0
votes

I deployed a flask endpoint to the Google AppEngine. It receives a payload, parses it, and sends the data to two different bigquery tables.

My setup: I'm using python 3.7, flask, the google AppEngine, and the google.cloud.bigquery Client() class.

In a nutshell, this is what happens:

- endpoint is called
- endpoint gets payload and parses it
- sends data (1 row) to first bigquery table using client.insert_rows_json(table, [data])
- sends data (1 row) to second bigquery table using client.insert_rows(table, [data])

The error(s):

Reading the appengine log of my service I found this error:

https://cloud.google.com/bigquery/docs/reference/rest/v2/tabledata/insertAll
Traceback (most recent call last): File "/env/lib/python3.7/site-packages/google/api_core/retry.py", line 184, in retry_target return target() File "/env/lib/python3.7/site-packages/google/cloud/_http.py", line 423, in api_request raise exceptions.from_http_response(response) google.api_core.exceptions.Forbidden: 403 GET https://bigquery.googleapis.com/bigquery/v2/projects/PROJECT_NAME/datasets/DATASET_NAME/tables/TABLE_NAME: Exceeded rate limits: too many api requests per user per method for this user_method. For more information, see https://cloud.google.com/bigquery/troubleshooting-errors

My hypothesis is that two calls to the BQ API exceed the user-method limit, is it plausible? Since both Client() methods use the same API method, insertAll, which is a streaming method, I doubt it's a matter of quotas.

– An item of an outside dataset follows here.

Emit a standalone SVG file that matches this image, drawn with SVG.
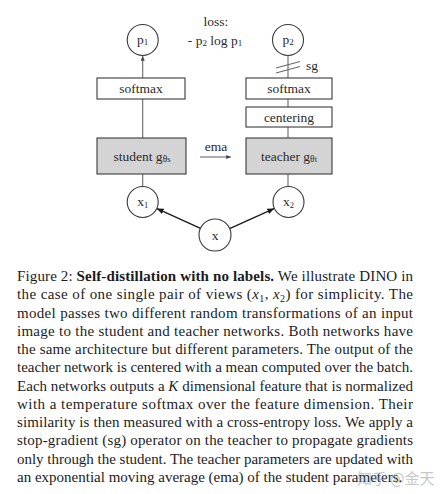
<svg xmlns="http://www.w3.org/2000/svg" width="443" height="494" viewBox="0 0 443 494">
<defs>
<style>
.bg{fill:#ffffff}
.box{fill:#ffffff;stroke:#3a3a3a;stroke-width:1.1}
.gbox{fill:#d4d4d4;stroke:#3a3a3a;stroke-width:1.1}
.circ{fill:#ffffff;stroke:#3a3a3a;stroke-width:1.1}
.lbl{font-family:"Liberation Serif","Times New Roman",serif;font-size:13.5px;fill:#2a2a2a;text-anchor:middle}
.wire{stroke:#6a6a6a;stroke-width:1.1;fill:none}
.arr{stroke:#1a1a1a;stroke-width:1.3;fill:none}
.cap{font-family:"Liberation Serif","Times New Roman",serif;font-size:15px;fill:#1c1c1c}
.it{font-style:italic}
.b{font-weight:bold}
</style>
<marker id="ah" viewBox="0 0 10 8" refX="9.5" refY="4" markerWidth="7" markerHeight="5.6" markerUnits="userSpaceOnUse" orient="auto">
<path d="M0,0 L10,4 L0,8 z" fill="#1a1a1a"/>
</marker>
<marker id="ahs" viewBox="0 0 10 8" refX="9.5" refY="4" markerWidth="5" markerHeight="4" markerUnits="userSpaceOnUse" orient="auto">
<path d="M0,0 L10,4 L0,8 z" fill="#444"/>
</marker>
</defs>
<rect class="bg" x="0" y="0" width="443" height="494"/>

<g id="connectors">
<line class="wire" x1="142.7" y1="186.5" x2="142.7" y2="174"/>
<line class="wire" x1="142.7" y1="138" x2="142.7" y2="99"/>
<line class="wire" x1="142.7" y1="78" x2="142.7" y2="56" marker-end="url(#ahs)"/>
<line class="wire" x1="288" y1="186.5" x2="288" y2="174"/>
<line class="wire" x1="288" y1="138" x2="288" y2="127"/>
<line class="wire" x1="288" y1="107" x2="288" y2="99"/>
<line class="wire" x1="288" y1="78" x2="288" y2="55.5"/>
<line class="arr" x1="200.5" y1="228.4" x2="157" y2="208.6" marker-end="url(#ah)"/>
<line class="arr" x1="229.6" y1="228.6" x2="274" y2="208.6" marker-end="url(#ah)"/>
<line class="wire" x1="200" y1="157" x2="231" y2="157" stroke-width="0.8" marker-end="url(#ahs)"/>
<g id="sg-mark">
<line class="wire" x1="276" y1="68" x2="300" y2="61.5"/>
<line class="wire" x1="276" y1="73" x2="300" y2="66.5"/>
</g>
</g>

<g id="p1"><circle class="circ" cx="142.7" cy="40" r="15.5"/><text class="lbl" x="142.7" y="44" font-size="14">p<tspan font-size="9" dy="1">1</tspan></text></g>
<g id="p2"><circle class="circ" cx="288" cy="40" r="15.5"/><text class="lbl" x="288" y="44" font-size="14">p<tspan font-size="9" dy="1">2</tspan></text></g>
<g id="loss"><text class="lbl" x="216" y="26">loss:</text><text class="lbl" x="215" y="45">- p<tspan font-size="9" dy="1">2</tspan><tspan dy="-1"> log p</tspan><tspan font-size="9" dy="1">1</tspan></text></g>
<g id="sg"><text class="lbl" x="306" y="70" style="text-anchor:start" font-size="12.5">sg</text></g>
<g id="softmax-s"><rect class="box" x="97" y="78" width="88" height="21"/><text class="lbl" x="141" y="93">softmax</text></g>
<g id="softmax-t"><rect class="box" x="246" y="78" width="86" height="21"/><text class="lbl" x="289" y="93">softmax</text></g>
<g id="centering"><rect class="box" x="246" y="107" width="86" height="20"/><text class="lbl" x="289" y="121.5">centering</text></g>
<g id="student"><rect class="gbox" x="97" y="138" width="89" height="36"/><text class="lbl" x="142" y="161">student g<tspan font-size="9.5" dy="1">θ</tspan><tspan font-size="8.5">s</tspan></text></g>
<g id="teacher"><rect class="gbox" x="246" y="138" width="86" height="36"/><text class="lbl" x="289" y="161">teacher g<tspan font-size="9.5" dy="1">θ</tspan><tspan font-size="8.5">t</tspan></text></g>
<g id="ema"><text class="lbl" x="216" y="151" font-size="12.5">ema</text></g>
<g id="x1"><circle class="circ" cx="142.7" cy="202" r="15.5"/><text class="lbl" x="142.7" y="206" font-size="14">x<tspan font-size="8.5" dy="1.5">1</tspan></text></g>
<g id="x2"><circle class="circ" cx="288.5" cy="202" r="15.5"/><text class="lbl" x="288.5" y="206" font-size="14">x<tspan font-size="8.5" dy="1.5">2</tspan></text></g>
<g id="x"><circle class="circ" cx="215" cy="235" r="16"/><text class="lbl" x="215" y="239.5" font-size="14">x</text></g>

<g id="caption">
<text class="cap" x="17" y="281" textLength="396" lengthAdjust="spacing">Figure 2: <tspan class="b">Self-distillation with no labels.</tspan> We illustrate DINO in</text>
<text class="cap" x="17" y="299.2" textLength="396" lengthAdjust="spacing">the case of one single pair of views (<tspan class="it">x</tspan><tspan font-size="10" dy="2.5">1</tspan><tspan dy="-2.5">, </tspan><tspan class="it">x</tspan><tspan font-size="10" dy="2.5">2</tspan><tspan dy="-2.5">) for simplicity. The</tspan></text>
<text class="cap" x="17" y="317.5" textLength="396" lengthAdjust="spacing">model passes two different random transformations of an input</text>
<text class="cap" x="17" y="335.7" textLength="396" lengthAdjust="spacing">image to the student and teacher networks. Both networks have</text>
<text class="cap" x="17" y="354" textLength="396" lengthAdjust="spacing">the same architecture but different parameters. The output of the</text>
<text class="cap" x="17" y="372.2" textLength="396" lengthAdjust="spacing">teacher network is centered with a mean computed over the batch.</text>
<text class="cap" x="17" y="390.5" textLength="396" lengthAdjust="spacing">Each networks outputs a <tspan class="it">K</tspan> dimensional feature that is normalized</text>
<text class="cap" x="17" y="408.7" textLength="396" lengthAdjust="spacing">with a temperature softmax over the feature dimension. Their</text>
<text class="cap" x="17" y="427" textLength="396" lengthAdjust="spacing">similarity is then measured with a cross-entropy loss. We apply a</text>
<text class="cap" x="17" y="445.2" textLength="396" lengthAdjust="spacing">stop-gradient (sg) operator on the teacher to propagate gradients</text>
<text class="cap" x="17" y="463.5" textLength="396" lengthAdjust="spacing">only through the student. The teacher parameters are updated with</text>
<text class="cap" x="17" y="481.7">an exponential moving average (ema) of the student parameters.</text>
</g>
<g id="watermark"><text x="357" y="484" font-family="'Noto Sans CJK SC',sans-serif" font-size="15" fill="#9a9a9a" opacity="0.55">知乎 @金天</text></g>
</svg>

Another issue I found, is that the table filled by the first call gets ~2% fewer entries than the table filled by the second call (which is the one for which I noticed the error). What could be the reason?

I already checked some payloads not present in the first table and they are legit so I don't think it's a matter of their format not matching the table schema.

EDIT: solved

I ended up following shollyman's advice to drop get_table and instead pass to insert_rows() or insert_rows_json() a Table object initialized with a TableReference and a schema as a list of SchemaField instances.

Code:

from google.cloud import bigquery
client = bigquery.Client()

old

# get table info -- API call
table_id = '{}.{}.{}'.format(PROJECT_ID, DATASET_ID, TABLE_ID)
table = client.get_table(table_id)
# insert row -- API call
client.insert_rows(table, [data])

new

# create table ref
dataset_ref = bigquery.dataset.DatasetReference(project=PROJECT_ID, dataset_id=DATASET_ID)
table_ref = bigquery.table.TableReference(dataset_ref=dataset_ref, table_id=TABLE_ID)
# specify table schema
schema = [
        bigquery.schema.SchemaField(name='field1', field_type='TIMESTAMP', mode='NULLABLE'),
        bigquery.schema.SchemaField(name='field2', field_type='STRING', mode='NULLABLE')
              ]
# create table instance 
table = bigquery.table.Table(table_ref=table_ref, schema=schema)
# insert row -- API call
client.insert_rows(table, [data])
1

1 Answers

0
votes

This is indicating that your code is getting table metadata too aggressively via the tables.get API. Do you do something like reload the table stats on every insert, or fetch schema, etc? Streaming inserts allows many orders of magnitude more QPS than retrieving table metadata.